Senator RICE: You basically want to make sure that the AER process itself is as robust and consultative as possible?

Ms Mansour : Absolutely.

Senator RICE: You would like to see various changes to that process to ensure that that's the case to make sure that that process is where things are focused.

Ms Mansour : I think it was ENA that said many of those processes to strengthen the AER's regulatory process are already ongoing, that the networks continue to make greater attempts to consult earlier and more often with consumers and to come to collaborative decisions with the AER on how to develop their regulatory proposals. Did you want to add to that, Craig?

Mr Memery : I would just add that it's important to remember what is already built into the AER's regulatory structure. The networks don't just get one shot with the AER. The AER engages with them throughout the process of making a determination. The AER releases an issues paper for discussion after the networks make their initial submissions to them, and that's not even the first opportunity that they have to engage. Prior to that, the AER actually already has a frameworks and approach process with engagement. Then there is a further stage of a draft determination before they go to the final.

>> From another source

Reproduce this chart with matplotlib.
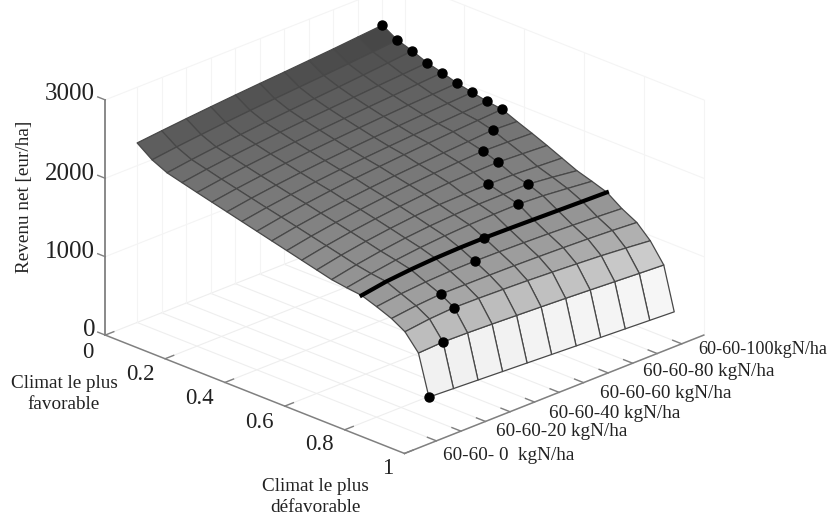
import numpy as np
import matplotlib
matplotlib.use("Agg")
import matplotlib.pyplot as plt

plt.rcParams['font.family'] = ['Liberation Serif', 'DejaVu Serif']

# Donnees
climat = [0, .05, .1, .15, .2, .25, .3, .35, .4, .45, .5, .55, .6, .65, .7, .75, .8, .85, .895, .94, .975]
azote = [0, 10, 20, 30, 40, 50, 60, 70, 80, 90, 100]
revenu = [
    [2290, 2322, 2352, 2380, 2406, 2430, 2452, 2476, 2500, 2528, 2555],
    [2150, 2190, 2224, 2256, 2284, 2310, 2334, 2358, 2384, 2412, 2440],
    [2060, 2104, 2142, 2176, 2208, 2236, 2262, 2288, 2316, 2346, 2377],
    [2010, 2056, 2094, 2128, 2158, 2184, 2208, 2232, 2256, 2278, 2300],
    [1960, 2006, 2046, 2080, 2110, 2136, 2160, 2184, 2206, 2228, 2250],
    [1912, 1960, 2000, 2036, 2066, 2092, 2116, 2138, 2158, 2174, 2190],
    [1864, 1914, 1956, 1992, 2022, 2048, 2072, 2094, 2114, 2132, 2150],
    [1816, 1868, 1912, 1950, 1982, 2008, 2032, 2054, 2074, 2092, 2110],
    [1768, 1824, 1872, 1912, 1946, 1974, 2000, 2024, 2046, 2066, 2085],
    [1720, 1778, 1826, 1866, 1900, 1930, 1954, 1976, 1996, 2018, 2005],
    [1672, 1732, 1782, 1824, 1860, 1890, 1914, 1934, 1950, 1942, 1930],
    [1624, 1686, 1738, 1780, 1816, 1846, 1868, 1878, 1884, 1868, 1850],
    [1576, 1640, 1692, 1734, 1768, 1790, 1798, 1803, 1798, 1782, 1765],
    [1528, 1592, 1644, 1686, 1716, 1736, 1748, 1750, 1754, 1720, 1680],
    [1500, 1556, 1604, 1640, 1666, 1684, 1694, 1699, 1682, 1652, 1620],
    [1478, 1530, 1560, 1580, 1590, 1592, 1586, 1578, 1570, 1562, 1555],
    [1410, 1450, 1476, 1490, 1494, 1490, 1482, 1472, 1458, 1442, 1423],
    [1334, 1372, 1396, 1394, 1392, 1388, 1380, 1370, 1358, 1342, 1321],
    [1233, 1272, 1293, 1288, 1278, 1266, 1250, 1232, 1212, 1186, 1156],
    [1030, 1047, 1040, 1028, 1014, 1000, 985, 968, 950, 932, 915],
    [520, 505, 490, 475, 460, 445, 430, 415, 400, 385, 370],
]
# dose optimale pour chaque climat (points noirs)
azote_opt = [100, 100, 100, 100, 100, 100, 100, 100, 100, 90, 80, 80, 70, 80, 70, 50, 40, 20, 20, 10, 0]
# ligne epaisse : climat moyen, rangee de la surface
indice_moyen = 15

ticks_climat = [0, .2, .4, .6, .8, 1]
labels_climat = ['0', '0.2', '0.4', '0.6', '0.8', '1']
ticks_revenu = [0, 1000, 2000, 3000]
labels_azote = ['60-60- 0  kgN/ha', '60-60-20 kgN/ha', '60-60-40 kgN/ha',
                '60-60-60 kgN/ha', '60-60-80 kgN/ha', '60-60-100kgN/ha']

N_MIN, N_MAX = -13, 109
Z_MAX = 3000


def px(x, y):
    return x / 834, 1 - y / 518


fig = plt.figure(figsize=(8.34, 5.18), dpi=100)
# axes carres plus grands que la figure, sinon mplot3d coupe les traits
ax = fig.add_axes([(391 - 500) / 834, (287 - 500) / 518, 1000 / 834, 1000 / 518],
                  projection='3d', proj_type='ortho', computed_zorder=False)
ax.set_box_aspect((1, 1, 0.605), zoom=0.632)
ax.view_init(elev=23.3, azim=-45)
ax.set_xlim(0, 1, view_margin=0)
ax.set_ylim(N_MIN, N_MAX, view_margin=0)
ax.set_zlim(0, Z_MAX, view_margin=0)
ax.set_axis_off()

# grille tres claire
sol = '#eeeeee'
mur = '#f4f4f4'
for p in ticks_climat:
    ax.plot([p, p], [N_MIN, N_MAX], [0, 0], color=sol, lw=0.8, zorder=1)
    ax.plot([p, p], [N_MAX, N_MAX], [0, Z_MAX], color=mur, lw=0.8, zorder=1)
for n in azote:
    ax.plot([0, 1], [n, n], [0, 0], color=sol, lw=0.8, zorder=1)
    ax.plot([0, 0], [n, n], [0, Z_MAX], color=mur, lw=0.8, zorder=1)
for z in ticks_revenu[1:]:
    ax.plot([0, 0], [N_MIN, N_MAX], [z, z], color=mur, lw=0.8, zorder=1)
    ax.plot([0, 1], [N_MAX, N_MAX], [z, z], color=mur, lw=0.8, zorder=1)

# axes et graduations
trait = '#808080'
ax.plot([0, 1], [N_MIN, N_MIN], [0, 0], color=trait, lw=1.1, zorder=2)
ax.plot([1, 1], [N_MIN, N_MAX], [0, 0], color=trait, lw=1.1, zorder=2)
ax.plot([0, 0], [N_MIN, N_MIN], [0, Z_MAX], color=trait, lw=1.3, zorder=2)
for p in ticks_climat:
    ax.plot([p, p], [N_MIN, N_MIN + 3.5], [0, 0], color=trait, lw=1, zorder=2)
for n in azote:
    ax.plot([1, 0.97], [n, n], [0, 0], color=trait, lw=1, zorder=2)
for z in ticks_revenu:
    ax.plot([0, -0.025], [N_MIN, N_MIN], [z, z], color=trait, lw=1, zorder=2)

# etiquettes placees a la main comme sur l'original
for y, z in zip([330, 252, 174, 94], ticks_revenu):
    fig.text(*px(95, y), str(z), fontsize=18, ha='right', va='center', color='#222222')
for (x, y), lab in zip([(88, 352), (140, 375), (199, 398), (259, 422), (319, 445), (388, 468)], labels_climat):
    fig.text(*px(x, y), lab, fontsize=16.5, ha='center', va='center', color='#222222')
for (x, y), lab, fs in zip([(443, 455), (496, 431), (549, 413), (600, 393), (643, 372), (698, 350)], labels_azote,
                           [13.8, 13.8, 13.8, 13.8, 13.8, 13.1]):
    fig.text(*px(x, y), lab, fontsize=fs, ha='left', va='center', color='#222222')

# surface
Z = np.array(revenu, dtype=float)
P, N = np.meshgrid(climat, azote, indexing='ij')
moyenne = Z.copy()
moyenne[:-1, :-1] = (Z[:-1, :-1] + Z[1:, :-1] + Z[:-1, 1:] + Z[1:, 1:]) / 4
gris = np.interp(moyenne, [400, 800, 1100, 1300, 1500, 2000, 2500],
                 [255, 240, 195, 170, 150, 115, 70]) / 255
couleurs = np.dstack([gris, gris, gris, np.ones_like(gris)])
ax.plot_surface(P, N, Z, facecolors=couleurs, rstride=1, cstride=1, shade=False,
                edgecolor='#484848', linewidth=0.9, antialiased=True, zorder=3)

ax.plot([climat[indice_moyen]] * len(azote), azote, Z[indice_moyen], color='black', lw=3, zorder=4)

z_opt = [Z[i, azote.index(n)] for i, n in enumerate(azote_opt)]
ax.plot(climat, azote_opt, z_opt, 'o', color='black', ms=6.5, zorder=5)

fig.text(*px(64, 394), 'Climat le plus\nfavorable', fontsize=13.8, ha='center', va='center',
         linespacing=1.35, color='#222222')
fig.text(*px(315, 497), 'Climat le plus\ndéfavorable', fontsize=13.8, ha='center', va='center',
         linespacing=1.35, color='#222222')
fig.text(*px(25, 197), 'Revenu net [eur/ha]', fontsize=13.8, rotation=90, ha='center', va='center',
         color='#222222')

fig.savefig('out.png', dpi=100)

Senator RICE: They basically already have that draft determination that the networks then come back and say, 'Oh, we don't agree with this—A, B and C.'

Mr Memery : Exactly.

Senator RICE: Thank you.

CHAIR: Thanks, Senator Rice. You've just answered the question I was going to ask in relation to collaboration and engagement, so thank you very much for that. I don't think there are any further questions here. Thank you for your time today. For those listening at home, the program after lunch has changed and we'll recommence at 12.45 pm with the Department of the Environment and Energy. The committee will suspend until then.